Juventud Rebelde - Diario de la Juventud Cubana

Ilícitos pregones

Autor:

Liudmila Peña Herrera

Todo el mundo lo sabe. ¡Cómo podría ser de otra manera, si ellos lo vocean a voz en cuello en cualquier esquina! Y aunque la sabiduría popular enseña que lo que no quieras que se sepa, no lo hagas —ni lo digas, ¡obvio!—, la ley del negocio habla más fuerte, y hasta convence: «el que no arriesga, no gana». Así que, de tanto arriesgar, la mayoría de ellos han logrado que nos acostumbremos a su cantaleta callejera y a esa suerte de impunidad bendecida —¡sabe Dios por quién!— que parece protegerles.

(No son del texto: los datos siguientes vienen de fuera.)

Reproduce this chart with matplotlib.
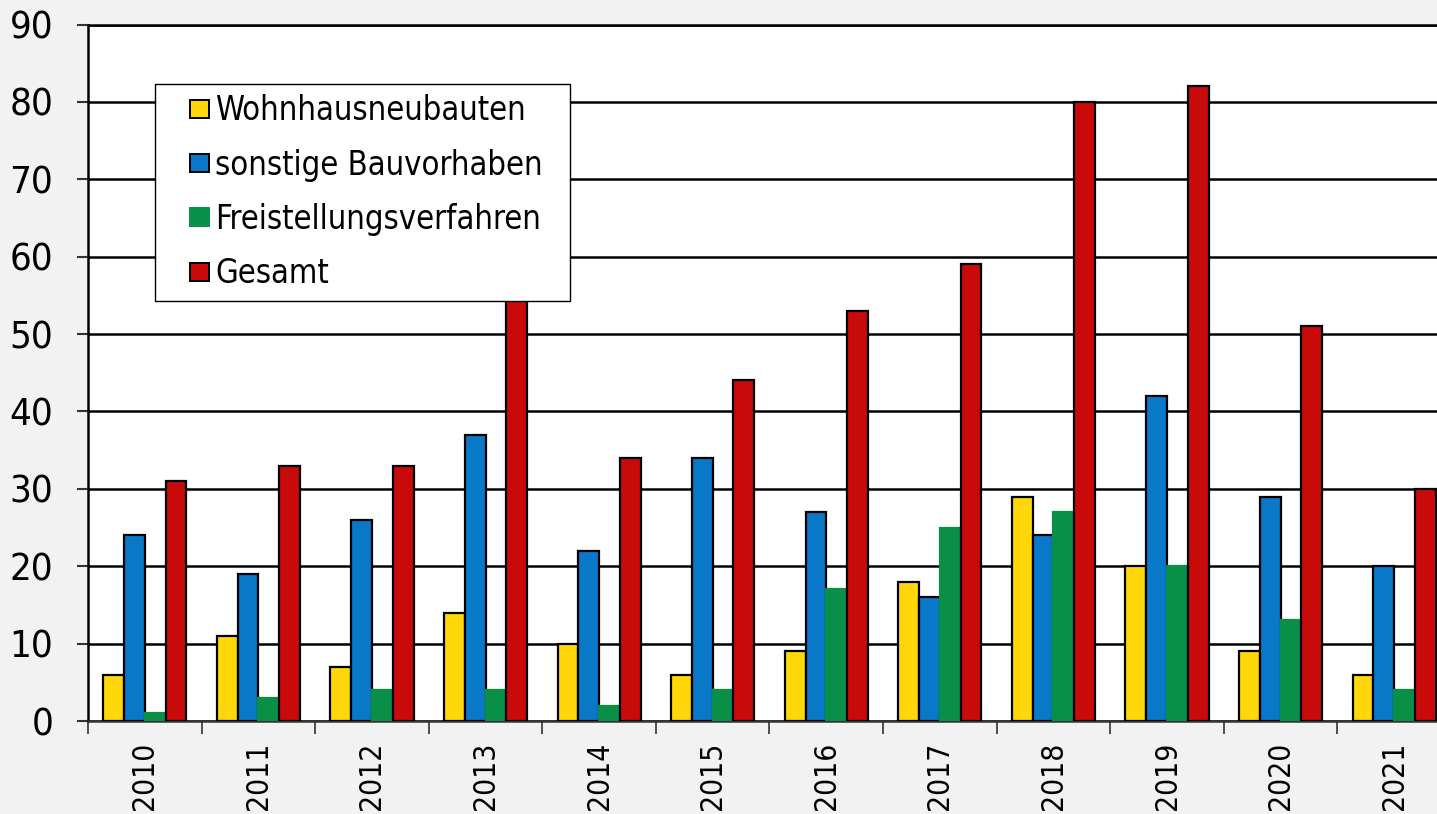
import matplotlib
matplotlib.use("Agg")
import matplotlib.pyplot as plt
import numpy as np
from matplotlib.patches import Patch, Rectangle
from matplotlib.legend_handler import HandlerPatch

years = ["2010", "2011", "2012", "2013", "2014", "2015", "2016", "2017", "2018", "2019", "2020", "2021"]
wohnhaus = [6, 11, 7, 14, 10, 6, 9, 18, 29, 20, 9, 6]
sonstige = [24, 19, 26, 37, 22, 34, 27, 16, 24, 42, 29, 20]
freistellung = [1, 3, 4, 4, 2, 4, 17, 25, 27, 20, 13, 4]
gesamt = [31, 33, 33, 55, 34, 44, 53, 59, 80, 82, 51, 30]

series = [
    ("Wohnhausneubauten", wohnhaus, "#FFD70A", "black"),
    ("sonstige Bauvorhaben", sonstige, "#0A78C8", "black"),
    ("Freistellungsverfahren", freistellung, "#0A8F46", "#0A8F46"),
    ("Gesamt", gesamt, "#C80A0A", "black"),
]

plt.rcParams['font.family'] = ['DejaVu Sans']
plt.rcParams['font.stretch'] = 'condensed'

fig = plt.figure(figsize=(14.37, 8.14), dpi=100, facecolor="#F2F2F2")
AX_W, AX_H = 1363, 696.5
ax = fig.add_axes([88/1437, 93/814, AX_W/1437, AX_H/814])
ax.set_facecolor("white")

x = np.arange(len(years))
w = 0.183
for i, (name, vals, col, ec) in enumerate(series):
    ax.bar(x + (i - 1.5) * w, vals, width=w, color=col, edgecolor=ec, linewidth=1.6, zorder=3)

ax.set_xlim(-0.5, len(years) - 0.5)
ax.set_ylim(0, 90)
ax.set_yticks(np.arange(0, 91, 10))
ax.yaxis.grid(True, color="black", linewidth=1.8, zorder=1)
ax.set_axisbelow(True)

ax.set_xticks(x)
ax.set_xticklabels(years, rotation=90, fontsize=21.5)
ax.tick_params(axis='x', length=0, pad=15)
ax.set_xticks(np.arange(-0.5, len(years), 1), minor=True)
ax.tick_params(axis='x', which='minor', length=9, width=1.2, color="#333333", direction='out')
ax.tick_params(axis='y', length=8, width=1.5, color="#333333", labelsize=27.5, pad=17, direction='out')

for s in ["left", "top", "right"]:
    ax.spines[s].set_linewidth(1.8)
    ax.spines[s].set_color("black")
ax.spines["bottom"].set_linewidth(1.8)
ax.spines["bottom"].set_color("#333333")

# legend with small square handles placed at the right end of the handle area
SQ = 13.0  # points (~18 px)

def square_patch(legend, orig_handle, xdescent, ydescent, width, height, fontsize):
    return Rectangle((width - SQ - xdescent, (height - SQ) / 2 - ydescent), SQ, SQ)

handles = [Patch(facecolor=col, edgecolor=ec, linewidth=1.4) for _, _, col, ec in series]
fs = 23.5
leg = ax.legend(handles, [s[0] for s in series], loc="upper left",
                bbox_to_anchor=(67/AX_W, (721-300)/AX_H, 415/AX_W, 216/AX_H), mode="expand",
                fontsize=fs, frameon=True, fancybox=False,
                framealpha=1, edgecolor="black", handlelength=1.32, handleheight=0.6,
                handletextpad=0.21, labelspacing=0.65, borderpad=0.32, borderaxespad=0,
                handler_map={Patch: HandlerPatch(patch_func=square_patch)})
leg.get_frame().set_linewidth(1.0)
leg.set_zorder(5)

fig.savefig("out.png", dpi=100, facecolor=fig.get_facecolor())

Para quienes lucran aprovechándose de la necesidad ajena, es como si existiera un salvoconducto invisible, porque no entiendo cómo hemos llegado a permitir —y en este «hemos» incluyo a la sociedad toda, pero en particular a las entidades y organizaciones cuya misión es evitar que esto suceda— que lo que está mal, lo que es ilegal y nos afecta como pueblo, sea tan común, tan «normal», que ande en la boca de un pregonero cuyo bolsillo se abulta con la mercancía a sobreprecio.

No creo que exista alguien al margen de una realidad a la cual es imposible estar ajeno, porque estos traficantes de la necesidad ya no se esconden y hasta son capaces de sonreírte alegremente, mostrando sus dientes blanquísimos, cuando les preguntas a cuánto tienen esa pasta dental que hoy nadie encuentra en los mercados de la red de comercio en casi ninguna provincia.

«Un peso, mi amiguita», dice él sin vergüenza y una, diestra ya en convertir de una moneda a la otra, sabe que con ese pesito que el empático mercader está pidiendo, sería posible comprar, de ser otra la circunstancia, tres tubos más de esa crema dental que, hasta hace poco, abundaba en los estantes del Estado.

Esto de escribir pensando en la necesidad más perentoria, revisando apuntes con aquellos pregones que los días me han ido regalando en la medida en que camino sin buscarlos, no es complicado. Para qué salir si, mientras redacto, pasan los ejemplos por la pasarela popular de mi barrio: «Cooolcha de trapear y leche en pooolvo», canta uno desafinado. Mientras este se aleja, otro lo sustituye: «Oye, hay lapicero a cinco pesos, repuesto a dos; hay disco de corte de pulidoraaa».

Pero todavía estos son pregones casi inofensivos, medio mansos, si se tiene en cuenta que la gente no se duele tanto por la falta de un lapicero o un disco de pulidora, en comparación con otros que hieren en lo más hondo del decoro, allí donde habita la justicia, porque abusan de la escasez de alimentos para sacar provecho:

«Posta de pollo, salchicha, lata ‘e puré», vocea un hombre en bicicleta y se larga sin que nadie lo llame. «A die’ la libra de papa, vecina, a die’», anuncia otro lo que, en algunos lugares del país, no constituye noticia. «Hay paquete de codito, hay pastillita de chorizo», canta uno con menor destreza en el arte del pregón. «Fil de huevo a tres CUC», grita otro y al instante le llueven interesados.

Frente a la misma reja de mi casa, donde escribo a puerta abierta, dos mujeres se apostan y hacen señas para que me levante, sin imaginar que, en vez de venderme, me regalarán otro ejemplo contundente: «Niña, traigo camarón limpio y hamburguesa de pollo», me dice la más atrevida y yo, todavía sorprendida, ya les he dicho que no y aún me quedan las ganas de saber de dónde sacan la exótica mercancía.

No hay que ir muy lejos para conseguir casi todo lo que una quiera, pero hay que tener dinero en abundancia y muchísimo aguante para pagar ese «casi todo» a doble y triple precio: «Traigo mando de televisor, bombillos LED, tubos de lámpara», «tengo chancletas, gafas. Cambio el americano», «cable de fogón eléctrico, mando, antena de televisooor», «cajas de helado de cuatro litros de almendra, paquete de leche de la amarillita», «garbanzoooo, buen garganzo», «el cloro líquido y la pastilla de cloro», «veneno pa’ ratón»…

Y lo peor no es que haya gente para todo, digo, para vender de todo. Eso es difícil de entender, de aceptar; pero no es lo peor. Lo peor no es, tampoco, que uno no se explique por qué, si todo el mundo lo sabe, la reventa pica y se extiende. Aun así, todavía hay algo más duro. Lo peor es saber que, comprando solo una vez lo que se vende ilegalmente, ya eres parte de una cadena que no tienes idea de cómo será cortada. Entiendes, entonces, por qué la gente le ha perdido el miedo a pregonar hasta lo impregonable, en plena calle y a la luz del sol.